Investment Perspective: Navigating a Bifurcated Market

For investors, this environment presents a dual scenario. The increase in price cuts indicates that motivated sellers offer a tactical opportunity for acquisition at more favorable terms. The prevalence of stale listings allows for greater due diligence and negotiation leverage. Investors should analyze time-on-market data and price reduction histories for target assets to identify motivated sellers. The current slowdown, heading into the housing market’s traditionally slowest season, may present a strategic window for acquisitions before a potential increase in competition during the spring season. The fact that home prices remain 50% higher than five years ago provides a substantial equity cushion for long-term holders, but creates risk for more recent buyers.

Risk Assessment: Price Gaps and Potential for Loss

The primary risk is the widening gap between seller price expectations and buyer capacity. The high rate of delistings signals that many owners would rather wait than accept current offers, which could keep inventory artificially tight and prices elevated. A notable risk indicator is that approximately 15% of homes delisted in September were at risk of selling at a loss, the highest share in five years. This highlights the financial pressure on sellers who purchased near the market peak. Furthermore, while the supply of homes for sale is 15% higher than a year ago, this figure may contract due to seasonal factors and continued delistings, creating potential volatility in both inventory and pricing.

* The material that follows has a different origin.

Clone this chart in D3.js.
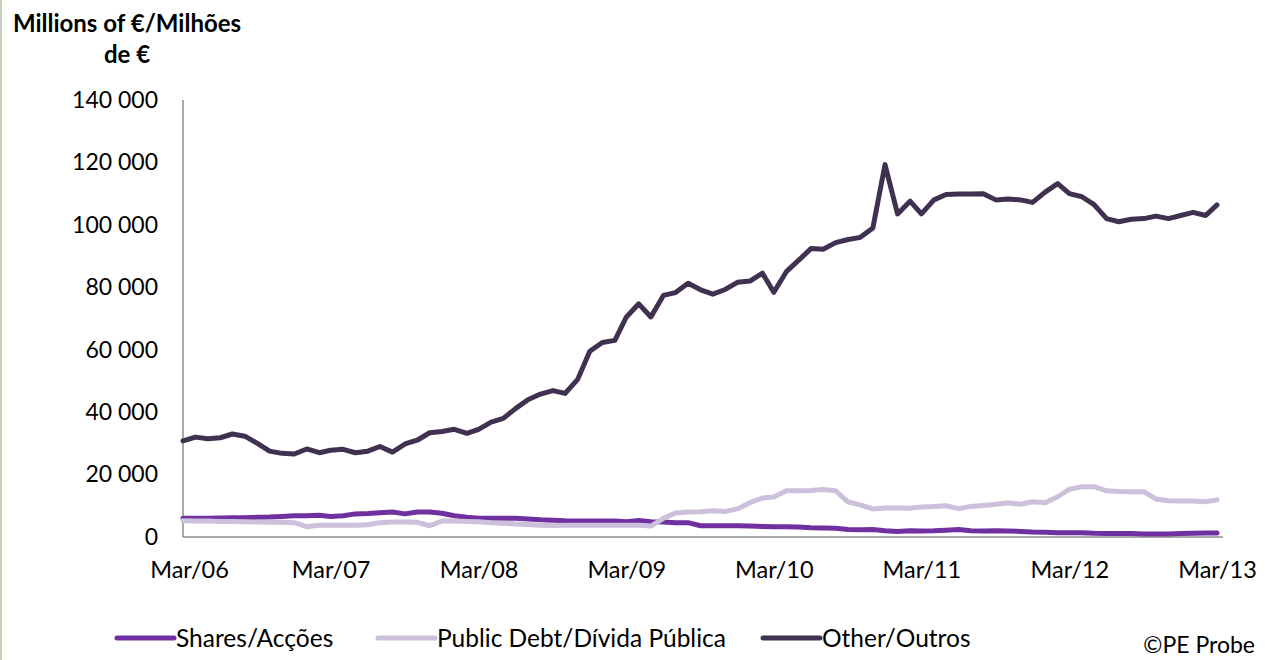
<!DOCTYPE html>
<html>
<head>
<meta charset="utf-8">
<script src="https://cdn.jsdelivr.net/npm/d3@7"></script>
<style>
  body { margin: 0; background: #fff; }
  svg { display: block; font-family: Lato, "Open Sans", sans-serif; }
</style>
</head>
<body>
<svg id="chart"></svg>
<script>
// monthly values, Mar/06 .. Mar/13, millions of euro
var shares = [6000, 6000, 6000, 6100, 6200, 6200, 6300, 6400, 6600, 6800,
  6800, 7000, 6600, 6800, 7400, 7500, 7800, 8000, 7400, 8000,
  8000, 7600, 6800, 6300, 6000, 6000, 6000, 6000, 5800, 5500,
  5400, 5200, 5100, 5100, 5100, 5100, 4900, 5300, 4900, 4800,
  4600, 4600, 3600, 3600, 3600, 3600, 3500, 3400, 3300, 3300,
  3200, 3000, 2900, 2800, 2400, 2300, 2400, 2000, 1800, 2000,
  1900, 2000, 2200, 2400, 2000, 1900, 2000, 1900, 1800, 1600,
  1500, 1400, 1400, 1400, 1200, 1100, 1100, 1100, 1000, 1000,
  1000, 1100, 1200, 1300, 1300];

var publicDebt = [5200, 5100, 5100, 5000, 5000, 4900, 4800, 4700, 4700, 4600,
  3300, 3800, 3800, 3800, 3800, 3900, 4600, 4800, 4800, 4700,
  3600, 5100, 5100, 5000, 4900, 4600, 4400, 4200, 4000, 3800,
  3700, 3800, 3800, 3800, 3800, 3800, 3800, 3800, 3500, 6000,
  7700, 8000, 8100, 8400, 8200, 9000, 11000, 12500, 12800, 14800,
  14800, 14900, 15200, 14800, 11200, 10300, 9000, 9300, 9300, 9200,
  9600, 9800, 10000, 9100, 9800, 10100, 10500, 11000, 10500, 11300,
  11000, 12900, 15300, 16100, 16100, 14800, 14600, 14500, 14500, 12200,
  11600, 11500, 11500, 11300, 11900];

var other = [30800, 32000, 31500, 31800, 33000, 32300, 30000, 27500, 26800, 26600,
  28200, 27000, 27800, 28100, 27000, 27500, 29000, 27200, 29800, 31000,
  33400, 33800, 34500, 33200, 34500, 36800, 38000, 41200, 44000, 45800,
  46900, 46000, 50500, 59500, 62300, 63000, 70400, 74700, 70500, 77400,
  78300, 81300, 79200, 77800, 79300, 81600, 82000, 84500, 78400, 85000,
  88600, 92400, 92200, 94300, 95300, 96000, 99000, 119300, 103500, 107600,
  103500, 108000, 109700, 109900, 109900, 110000, 108000, 108300, 108000, 107200,
  110500, 113200, 110000, 109000, 106500, 102000, 101000, 101800, 102000, 102800,
  102000, 103000, 104000, 103000, 106400];

var seriesNames = ["Shares/Acções", "Public Debt/Dívida Pública", "Other/Outros"];
var seriesColors = ["#7030a0", "#ccc0da", "#403151"];
var yTicks = [0, 20000, 40000, 60000, 80000, 100000, 120000, 140000];

var months = d3.timeMonth.range(new Date(2006, 2, 1), new Date(2013, 3, 1));
var yearTicks = months.filter(function(d, i) { return i % 12 === 0; });

var width = 1270, height = 660;
var svg = d3.select("#chart").attr("width", width).attr("height", height);

// thin frame line on the left edge
svg.append("line")
    .attr("x1", 1).attr("x2", 1).attr("y1", 0).attr("y2", height)
    .attr("stroke", "#c5d0b7").attr("stroke-width", 2);

var x = d3.scaleTime()
    .domain([months[0], months[months.length - 1]])
    .range([183, 1217]);
var y = d3.scaleLinear().domain([0, 140000]).range([537, 100]);

var fmt = d3.formatLocale({decimal: ",", thousands: " ", grouping: [3], currency: ["", "€"]}).format(",");

// y axis
var yAxis = svg.append("g")
    .attr("transform", "translate(183,0)")
    .call(d3.axisLeft(y).tickValues(yTicks).tickSize(0).tickPadding(25).tickFormat(fmt));
yAxis.select(".domain").remove();
yAxis.selectAll("text")
    .attr("font-family", "Lato, sans-serif")
    .attr("font-size", 23)
    .attr("fill", "#000");

svg.append("line")
    .attr("x1", 183).attr("x2", 183).attr("y1", 100).attr("y2", 537)
    .attr("stroke", "#8c8c8c").attr("stroke-width", 1.5);

// x axis
var xAxis = svg.append("g")
    .attr("transform", "translate(0,537)")
    .call(d3.axisBottom(x).tickValues(yearTicks).tickSize(0).tickPadding(24)
        .tickFormat(d3.timeFormat("%b/%y")));
xAxis.select(".domain").remove();
xAxis.selectAll("text")
    .attr("font-family", "Lato, sans-serif")
    .attr("font-size", 23.5)
    .attr("fill", "#000")
    .attr("dx", function(d, i) { return i === 0 ? 6 : 0; });

svg.append("line")
    .attr("x1", 183).attr("x2", 1223).attr("y1", 537).attr("y2", 537)
    .attr("stroke", "#8c8c8c").attr("stroke-width", 1.5);

// lines
var line = d3.line()
    .x(function(d, i) { return x(months[i]); })
    .y(function(d) { return y(d); });

[shares, publicDebt, other].forEach(function(s, k) {
  svg.append("path")
      .datum(s)
      .attr("fill", "none")
      .attr("stroke", seriesColors[k])
      .attr("stroke-width", 5)
      .attr("stroke-linejoin", "round")
      .attr("stroke-linecap", "round")
      .attr("d", line);
});

// axis title
var title = svg.append("text")
    .attr("font-weight", "bold")
    .attr("font-size", 24)
    .attr("text-anchor", "middle");
title.append("tspan").attr("x", 127).attr("y", 32).text("Millions of €/Milhões");
title.append("tspan").attr("x", 127).attr("y", 63).text("de €");

// legend
var legendX = [117, 378, 763];
var leg = svg.append("g").selectAll("g")
    .data(seriesNames).enter()
  .append("g")
    .attr("transform", function(d, i) { return "translate(" + legendX[i] + ",638)"; });
leg.append("line")
    .attr("x1", 0).attr("x2", 57)
    .attr("stroke", function(d, i) { return seriesColors[i]; })
    .attr("stroke-width", 5)
    .attr("stroke-linecap", "round");
leg.append("text")
    .attr("x", 59).attr("dy", "0.35em")
    .attr("font-size", 24.5)
    .text(function(d) { return d; });

svg.append("text")
    .attr("x", 1255).attr("y", 653)
    .attr("text-anchor", "end")
    .attr("font-size", 23)
    .text("©PE Probe");
</script>
</body>
</html>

Summary: A Balanced Outlook

The current market is defined by a conflict between seller resistance, evidenced by mass delistings, and seller capitulation, seen in significant price reductions. This creates a complex but navigable environment for investors. The opportunity lies in leveraging increased seller flexibility and longer listing times to secure assets below recent peak valuations. However, the associated risk involves the potential for a contracting supply to maintain price support and the underlying economic uncertainty that continues to dampen buyer demand. A disciplined investment approach focused on assets with clear value and motivated sellers is advised.